[Rows from a dataset of charts and code]
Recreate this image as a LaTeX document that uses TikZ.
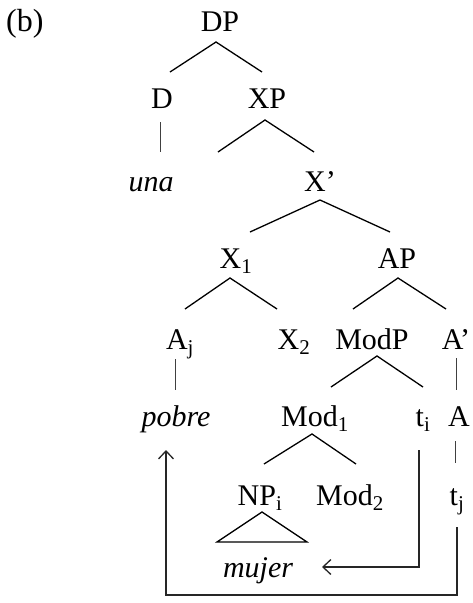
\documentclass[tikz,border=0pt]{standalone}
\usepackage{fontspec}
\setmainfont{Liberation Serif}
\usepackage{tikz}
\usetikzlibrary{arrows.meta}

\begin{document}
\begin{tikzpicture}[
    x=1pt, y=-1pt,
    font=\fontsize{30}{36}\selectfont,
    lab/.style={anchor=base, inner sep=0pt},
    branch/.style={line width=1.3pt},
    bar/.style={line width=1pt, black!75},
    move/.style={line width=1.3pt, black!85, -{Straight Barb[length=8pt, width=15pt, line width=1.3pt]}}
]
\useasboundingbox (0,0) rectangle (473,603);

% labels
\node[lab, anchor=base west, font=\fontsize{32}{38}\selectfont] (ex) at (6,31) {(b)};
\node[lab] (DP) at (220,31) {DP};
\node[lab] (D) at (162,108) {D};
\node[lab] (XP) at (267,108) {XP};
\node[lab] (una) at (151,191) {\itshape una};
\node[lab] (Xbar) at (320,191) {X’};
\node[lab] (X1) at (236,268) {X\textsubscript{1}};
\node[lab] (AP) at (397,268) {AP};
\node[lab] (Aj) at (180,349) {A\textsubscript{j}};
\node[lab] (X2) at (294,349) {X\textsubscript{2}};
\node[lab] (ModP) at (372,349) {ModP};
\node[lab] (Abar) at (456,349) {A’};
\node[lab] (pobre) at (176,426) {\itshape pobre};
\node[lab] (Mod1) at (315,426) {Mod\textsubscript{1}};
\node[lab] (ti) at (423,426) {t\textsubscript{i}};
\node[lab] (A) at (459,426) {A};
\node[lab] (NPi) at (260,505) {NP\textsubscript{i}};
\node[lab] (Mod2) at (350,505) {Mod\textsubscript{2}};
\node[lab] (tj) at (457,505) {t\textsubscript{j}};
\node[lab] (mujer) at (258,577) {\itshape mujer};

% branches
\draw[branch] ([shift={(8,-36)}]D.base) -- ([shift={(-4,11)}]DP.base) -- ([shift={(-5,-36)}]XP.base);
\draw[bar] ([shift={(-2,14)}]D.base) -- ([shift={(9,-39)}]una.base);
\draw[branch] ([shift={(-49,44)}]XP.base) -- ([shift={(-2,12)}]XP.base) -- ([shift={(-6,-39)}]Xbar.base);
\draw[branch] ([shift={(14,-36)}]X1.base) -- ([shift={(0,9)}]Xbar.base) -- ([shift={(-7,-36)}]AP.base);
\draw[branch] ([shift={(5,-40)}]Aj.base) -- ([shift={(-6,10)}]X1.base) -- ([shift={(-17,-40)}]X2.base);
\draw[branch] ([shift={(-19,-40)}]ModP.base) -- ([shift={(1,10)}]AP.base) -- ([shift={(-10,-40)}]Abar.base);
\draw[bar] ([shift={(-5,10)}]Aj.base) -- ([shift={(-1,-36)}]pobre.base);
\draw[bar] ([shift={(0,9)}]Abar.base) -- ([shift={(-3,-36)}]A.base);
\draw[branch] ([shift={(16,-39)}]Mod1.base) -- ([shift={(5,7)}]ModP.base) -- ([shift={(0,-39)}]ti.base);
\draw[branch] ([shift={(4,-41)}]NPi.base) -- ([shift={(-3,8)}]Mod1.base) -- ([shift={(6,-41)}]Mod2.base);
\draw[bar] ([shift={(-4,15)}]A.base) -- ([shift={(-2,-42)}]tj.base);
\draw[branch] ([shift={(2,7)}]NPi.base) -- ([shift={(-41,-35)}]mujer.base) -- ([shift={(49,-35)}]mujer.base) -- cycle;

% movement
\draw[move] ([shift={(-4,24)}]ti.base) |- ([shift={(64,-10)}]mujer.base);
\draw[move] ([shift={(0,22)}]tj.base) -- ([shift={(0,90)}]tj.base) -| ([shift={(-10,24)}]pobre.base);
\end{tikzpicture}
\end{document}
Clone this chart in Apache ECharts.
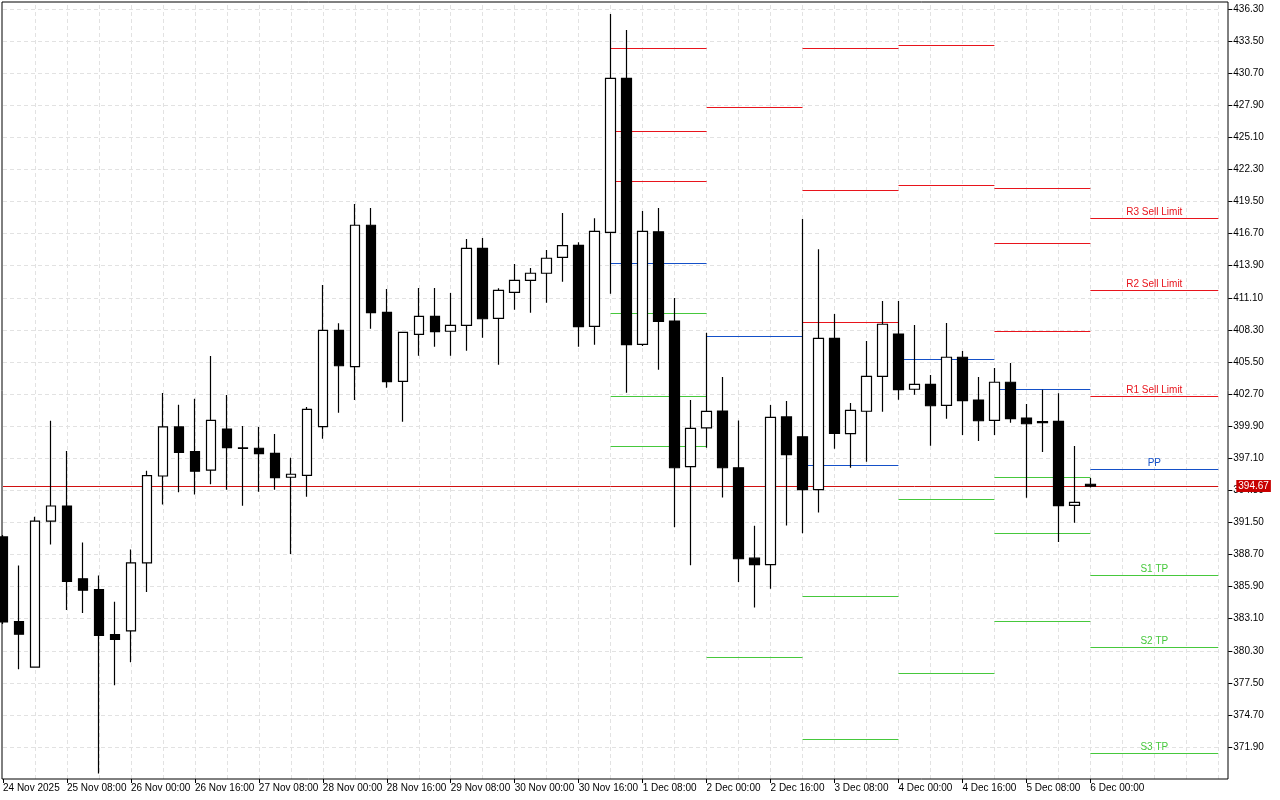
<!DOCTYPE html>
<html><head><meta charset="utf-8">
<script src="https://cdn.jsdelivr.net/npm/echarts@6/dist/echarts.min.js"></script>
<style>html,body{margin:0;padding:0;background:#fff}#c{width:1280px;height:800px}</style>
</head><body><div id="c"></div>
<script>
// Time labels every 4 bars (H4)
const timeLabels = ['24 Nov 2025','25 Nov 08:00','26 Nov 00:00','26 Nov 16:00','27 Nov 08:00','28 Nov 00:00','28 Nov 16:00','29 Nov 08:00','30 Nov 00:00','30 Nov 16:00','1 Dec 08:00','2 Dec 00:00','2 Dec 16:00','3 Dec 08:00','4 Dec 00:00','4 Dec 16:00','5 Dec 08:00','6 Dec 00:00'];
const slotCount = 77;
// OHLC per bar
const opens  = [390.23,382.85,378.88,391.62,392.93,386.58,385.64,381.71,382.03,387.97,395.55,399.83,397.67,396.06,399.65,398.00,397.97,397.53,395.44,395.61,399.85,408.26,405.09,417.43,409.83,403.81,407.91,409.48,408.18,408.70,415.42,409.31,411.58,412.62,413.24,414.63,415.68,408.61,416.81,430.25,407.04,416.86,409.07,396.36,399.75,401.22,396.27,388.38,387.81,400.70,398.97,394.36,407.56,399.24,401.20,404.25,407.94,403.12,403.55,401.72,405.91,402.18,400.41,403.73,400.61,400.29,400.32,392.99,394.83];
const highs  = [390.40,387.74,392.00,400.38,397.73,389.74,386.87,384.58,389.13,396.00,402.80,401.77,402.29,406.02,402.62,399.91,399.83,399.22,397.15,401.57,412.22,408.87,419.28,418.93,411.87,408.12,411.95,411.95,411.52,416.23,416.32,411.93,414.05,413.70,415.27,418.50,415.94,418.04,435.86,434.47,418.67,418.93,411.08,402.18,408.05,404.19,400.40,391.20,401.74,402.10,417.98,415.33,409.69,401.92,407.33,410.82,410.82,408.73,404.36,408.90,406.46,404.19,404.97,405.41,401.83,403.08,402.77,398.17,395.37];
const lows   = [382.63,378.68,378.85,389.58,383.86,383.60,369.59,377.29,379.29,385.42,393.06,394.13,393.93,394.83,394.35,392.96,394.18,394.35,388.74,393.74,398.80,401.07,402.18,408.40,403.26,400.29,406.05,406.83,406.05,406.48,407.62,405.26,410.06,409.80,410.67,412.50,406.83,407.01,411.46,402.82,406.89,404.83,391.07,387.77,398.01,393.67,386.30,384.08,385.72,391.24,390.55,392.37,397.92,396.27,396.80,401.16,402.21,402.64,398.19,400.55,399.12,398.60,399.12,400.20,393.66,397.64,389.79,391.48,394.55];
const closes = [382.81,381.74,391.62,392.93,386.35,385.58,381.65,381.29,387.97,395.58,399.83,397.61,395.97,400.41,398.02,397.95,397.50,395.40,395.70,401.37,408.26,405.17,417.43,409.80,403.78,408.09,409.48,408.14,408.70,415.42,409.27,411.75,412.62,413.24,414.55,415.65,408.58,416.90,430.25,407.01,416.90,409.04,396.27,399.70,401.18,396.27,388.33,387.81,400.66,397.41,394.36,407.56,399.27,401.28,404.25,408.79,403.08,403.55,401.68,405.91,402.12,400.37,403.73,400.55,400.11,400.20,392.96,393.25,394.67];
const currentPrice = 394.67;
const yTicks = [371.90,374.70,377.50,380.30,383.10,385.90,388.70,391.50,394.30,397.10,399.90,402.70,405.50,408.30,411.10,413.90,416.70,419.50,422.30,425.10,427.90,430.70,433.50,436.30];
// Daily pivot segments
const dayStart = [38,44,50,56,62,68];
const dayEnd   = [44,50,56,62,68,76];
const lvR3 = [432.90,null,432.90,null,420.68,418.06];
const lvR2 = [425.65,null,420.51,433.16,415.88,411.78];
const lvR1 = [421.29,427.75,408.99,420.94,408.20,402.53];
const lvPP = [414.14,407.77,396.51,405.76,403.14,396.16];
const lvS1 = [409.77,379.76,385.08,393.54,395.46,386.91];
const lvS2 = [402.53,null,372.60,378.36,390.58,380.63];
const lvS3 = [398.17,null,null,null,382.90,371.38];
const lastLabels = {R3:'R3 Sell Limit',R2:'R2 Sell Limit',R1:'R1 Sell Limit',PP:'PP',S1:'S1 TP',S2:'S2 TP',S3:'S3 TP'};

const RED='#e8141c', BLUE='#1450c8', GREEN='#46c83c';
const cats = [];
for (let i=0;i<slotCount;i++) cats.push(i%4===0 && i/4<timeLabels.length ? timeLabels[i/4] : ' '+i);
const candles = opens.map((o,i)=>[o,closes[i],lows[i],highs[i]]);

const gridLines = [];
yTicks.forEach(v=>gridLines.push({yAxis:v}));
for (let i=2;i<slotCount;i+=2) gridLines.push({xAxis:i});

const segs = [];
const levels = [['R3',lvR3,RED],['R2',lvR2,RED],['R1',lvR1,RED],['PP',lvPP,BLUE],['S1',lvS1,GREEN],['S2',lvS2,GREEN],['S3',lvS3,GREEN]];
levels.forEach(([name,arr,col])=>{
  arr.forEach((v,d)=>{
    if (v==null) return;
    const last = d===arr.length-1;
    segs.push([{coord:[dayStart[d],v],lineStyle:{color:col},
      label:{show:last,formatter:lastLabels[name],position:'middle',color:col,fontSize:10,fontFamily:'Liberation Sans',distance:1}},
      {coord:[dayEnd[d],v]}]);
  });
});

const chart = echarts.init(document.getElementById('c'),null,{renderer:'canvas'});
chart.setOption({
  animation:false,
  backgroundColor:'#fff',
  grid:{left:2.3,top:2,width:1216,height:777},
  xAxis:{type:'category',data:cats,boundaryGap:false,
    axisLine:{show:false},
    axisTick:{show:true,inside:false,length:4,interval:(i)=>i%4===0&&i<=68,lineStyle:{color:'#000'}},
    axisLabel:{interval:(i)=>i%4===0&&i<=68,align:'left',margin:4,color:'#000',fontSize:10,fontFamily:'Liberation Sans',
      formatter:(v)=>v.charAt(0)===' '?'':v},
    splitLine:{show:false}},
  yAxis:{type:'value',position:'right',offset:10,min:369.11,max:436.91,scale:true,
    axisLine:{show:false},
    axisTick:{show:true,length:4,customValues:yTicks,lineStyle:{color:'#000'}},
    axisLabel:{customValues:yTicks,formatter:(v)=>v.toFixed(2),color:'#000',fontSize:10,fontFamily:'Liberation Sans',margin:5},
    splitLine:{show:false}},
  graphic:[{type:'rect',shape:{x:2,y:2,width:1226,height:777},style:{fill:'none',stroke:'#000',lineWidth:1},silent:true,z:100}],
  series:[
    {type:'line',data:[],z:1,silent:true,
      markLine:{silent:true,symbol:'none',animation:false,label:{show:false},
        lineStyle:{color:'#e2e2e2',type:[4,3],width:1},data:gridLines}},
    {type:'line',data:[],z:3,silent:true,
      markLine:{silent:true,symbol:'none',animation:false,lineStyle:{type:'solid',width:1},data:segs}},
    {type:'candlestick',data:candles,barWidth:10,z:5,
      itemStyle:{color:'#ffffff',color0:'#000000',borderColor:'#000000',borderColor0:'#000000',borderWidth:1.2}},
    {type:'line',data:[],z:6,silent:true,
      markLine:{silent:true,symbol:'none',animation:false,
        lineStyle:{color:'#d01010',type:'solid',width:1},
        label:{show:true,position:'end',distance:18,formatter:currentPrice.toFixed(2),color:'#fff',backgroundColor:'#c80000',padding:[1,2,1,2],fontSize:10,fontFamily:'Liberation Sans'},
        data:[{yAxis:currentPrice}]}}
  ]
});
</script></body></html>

> [Challenge]
Take the lines from the first line of the entries through the line with "(mujer) at (258,577)", inclusive, and give them again exactly, minus any pictures.

> [In response]
Recreate this image as a LaTeX document that uses TikZ.
\documentclass[tikz,border=0pt]{standalone}
\usepackage{fontspec}
\setmainfont{Liberation Serif}
\usepackage{tikz}
\usetikzlibrary{arrows.meta}

\begin{document}
\begin{tikzpicture}[
    x=1pt, y=-1pt,
    font=\fontsize{30}{36}\selectfont,
    lab/.style={anchor=base, inner sep=0pt},
    branch/.style={line width=1.3pt},
    bar/.style={line width=1pt, black!75},
    move/.style={line width=1.3pt, black!85, -{Straight Barb[length=8pt, width=15pt, line width=1.3pt]}}
]
\useasboundingbox (0,0) rectangle (473,603);

% labels
\node[lab, anchor=base west, font=\fontsize{32}{38}\selectfont] (ex) at (6,31) {(b)};
\node[lab] (DP) at (220,31) {DP};
\node[lab] (D) at (162,108) {D};
\node[lab] (XP) at (267,108) {XP};
\node[lab] (una) at (151,191) {\itshape una};
\node[lab] (Xbar) at (320,191) {X’};
\node[lab] (X1) at (236,268) {X\textsubscript{1}};
\node[lab] (AP) at (397,268) {AP};
\node[lab] (Aj) at (180,349) {A\textsubscript{j}};
\node[lab] (X2) at (294,349) {X\textsubscript{2}};
\node[lab] (ModP) at (372,349) {ModP};
\node[lab] (Abar) at (456,349) {A’};
\node[lab] (pobre) at (176,426) {\itshape pobre};
\node[lab] (Mod1) at (315,426) {Mod\textsubscript{1}};
\node[lab] (ti) at (423,426) {t\textsubscript{i}};
\node[lab] (A) at (459,426) {A};
\node[lab] (NPi) at (260,505) {NP\textsubscript{i}};
\node[lab] (Mod2) at (350,505) {Mod\textsubscript{2}};
\node[lab] (tj) at (457,505) {t\textsubscript{j}};
\node[lab] (mujer) at (258,577) {\itshape mujer};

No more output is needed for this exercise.